### What the exercise asks
In your copy, include every line of the listing below exactly but none of the pictures.

______________________________

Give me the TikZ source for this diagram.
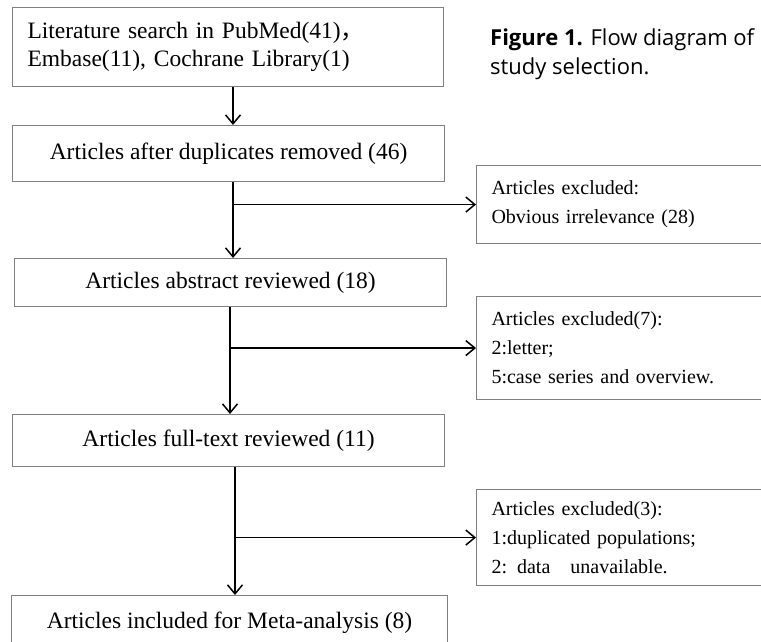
\documentclass[tikz,border=0pt]{standalone}
\usepackage{fontspec}
\setmainfont{Liberation Serif}
\newfontfamily\capfont{Open Sans}
\newfontfamily\cjk{Noto Sans CJK SC}
\usetikzlibrary{arrows.meta}

\tikzset{
  stage/.style={draw=gray, line width=1.1pt, anchor=north west, font=\fontsize{23.5}{28}\selectfont},
  excl/.style={draw=gray, line width=1.1pt, anchor=north west, align=left, text width=300pt, inner xsep=15pt, font=\fontsize{20}{29}\selectfont},
  flow/.style={line width=1.5pt, -{Straight Barb[length=9pt,width=15pt]}}
}

\begin{document}
\begin{tikzpicture}[x=1pt,y=-1pt]

\clip (0,0) rectangle (761,642);
\fill[white] (0,0) rectangle (761,642);

\node[stage, align=left, text width=401pt, inner xsep=15pt, minimum height=79pt] (search) at (12,7) {Literature search in PubMed(41){\cjk ，}\\Embase(11), Cochrane Library(1)};
\node[stage, minimum width=432pt, minimum height=56pt] (dedup) at (12,125) {Articles after duplicates removed (46)};
\node[stage, minimum width=432pt, minimum height=48pt] (abstract) at (14,258) {Articles abstract reviewed (18)};
\node[stage, minimum width=432pt, minimum height=52pt] (fulltext) at (12,414) {Articles full-text reviewed (11)};
\node[stage, minimum width=436pt, minimum height=54pt] (included) at (11,595) {Articles included for Meta-analysis (8)};

\node[excl, minimum height=78pt] (excl1) at (476,165) {Articles excluded:\\Obvious irrelevance (28)};
\node[excl, minimum height=103pt] (excl2) at (476,296) {Articles excluded(7):\\2:letter;\\5:case series and overview.};
\node[excl, minimum height=96pt] (excl3) at (476,489) {Articles excluded(3):\\1:duplicated populations;\\2: data\quad unavailable.};

\node[anchor=north west, inner sep=0pt, align=left, font=\capfont\fontsize{22}{29}\selectfont] (caption) at (490,28) {\textbf{Figure 1.} Flow diagram of\\study selection.};

\coordinate (s1) at (233,0);
\coordinate (s2) at (233,0);
\coordinate (s3) at (230,0);
\coordinate (s4) at (235,0);

\draw[flow] (search.south -| s1) to (dedup.north -| s1);
\draw[flow] (dedup.south -| s2) to (abstract.north -| s2);
\draw[flow] (abstract.south -| s3) to (fulltext.north -| s3);
\draw[flow] (fulltext.south -| s4) to (included.north -| s4);

\draw[flow] (excl1.west -| s2) to (excl1.west);
\draw[flow] (excl2.west -| s3) to (excl2.west);
\draw[flow] (excl3.west -| s4) to (excl3.west);

\end{tikzpicture}
\end{document}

______________________________

### The solution
Give me the TikZ source for this diagram.
\documentclass[tikz,border=0pt]{standalone}
\usepackage{fontspec}
\setmainfont{Liberation Serif}
\newfontfamily\capfont{Open Sans}
\newfontfamily\cjk{Noto Sans CJK SC}
\usetikzlibrary{arrows.meta}

\tikzset{
  stage/.style={draw=gray, line width=1.1pt, anchor=north west, font=\fontsize{23.5}{28}\selectfont},
  excl/.style={draw=gray, line width=1.1pt, anchor=north west, align=left, text width=300pt, inner xsep=15pt, font=\fontsize{20}{29}\selectfont},
  flow/.style={line width=1.5pt, -{Straight Barb[length=9pt,width=15pt]}}
}

\begin{document}
\begin{tikzpicture}[x=1pt,y=-1pt]

\clip (0,0) rectangle (761,642);
\fill[white] (0,0) rectangle (761,642);

\node[stage, align=left, text width=401pt, inner xsep=15pt, minimum height=79pt] (search) at (12,7) {Literature search in PubMed(41){\cjk ，}\\Embase(11), Cochrane Library(1)};
\node[stage, minimum width=432pt, minimum height=56pt] (dedup) at (12,125) {Articles after duplicates removed (46)};
\node[stage, minimum width=432pt, minimum height=48pt] (abstract) at (14,258) {Articles abstract reviewed (18)};
\node[stage, minimum width=432pt, minimum height=52pt] (fulltext) at (12,414) {Articles full-text reviewed (11)};
\node[stage, minimum width=436pt, minimum height=54pt] (included) at (11,595) {Articles included for Meta-analysis (8)};

\node[excl, minimum height=78pt] (excl1) at (476,165) {Articles excluded:\\Obvious irrelevance (28)};
\node[excl, minimum height=103pt] (excl2) at (476,296) {Articles excluded(7):\\2:letter;\\5:case series and overview.};
\node[excl, minimum height=96pt] (excl3) at (476,489) {Articles excluded(3):\\1:duplicated populations;\\2: data\quad unavailable.};

\node[anchor=north west, inner sep=0pt, align=left, font=\capfont\fontsize{22}{29}\selectfont] (caption) at (490,28) {\textbf{Figure 1.} Flow diagram of\\study selection.};

\coordinate (s1) at (233,0);
\coordinate (s2) at (233,0);
\coordinate (s3) at (230,0);
\coordinate (s4) at (235,0);

\draw[flow] (search.south -| s1) to (dedup.north -| s1);
\draw[flow] (dedup.south -| s2) to (abstract.north -| s2);
\draw[flow] (abstract.south -| s3) to (fulltext.north -| s3);
\draw[flow] (fulltext.south -| s4) to (included.north -| s4);

\draw[flow] (excl1.west -| s2) to (excl1.west);
\draw[flow] (excl2.west -| s3) to (excl2.west);
\draw[flow] (excl3.west -| s4) to (excl3.west);

\end{tikzpicture}
\end{document}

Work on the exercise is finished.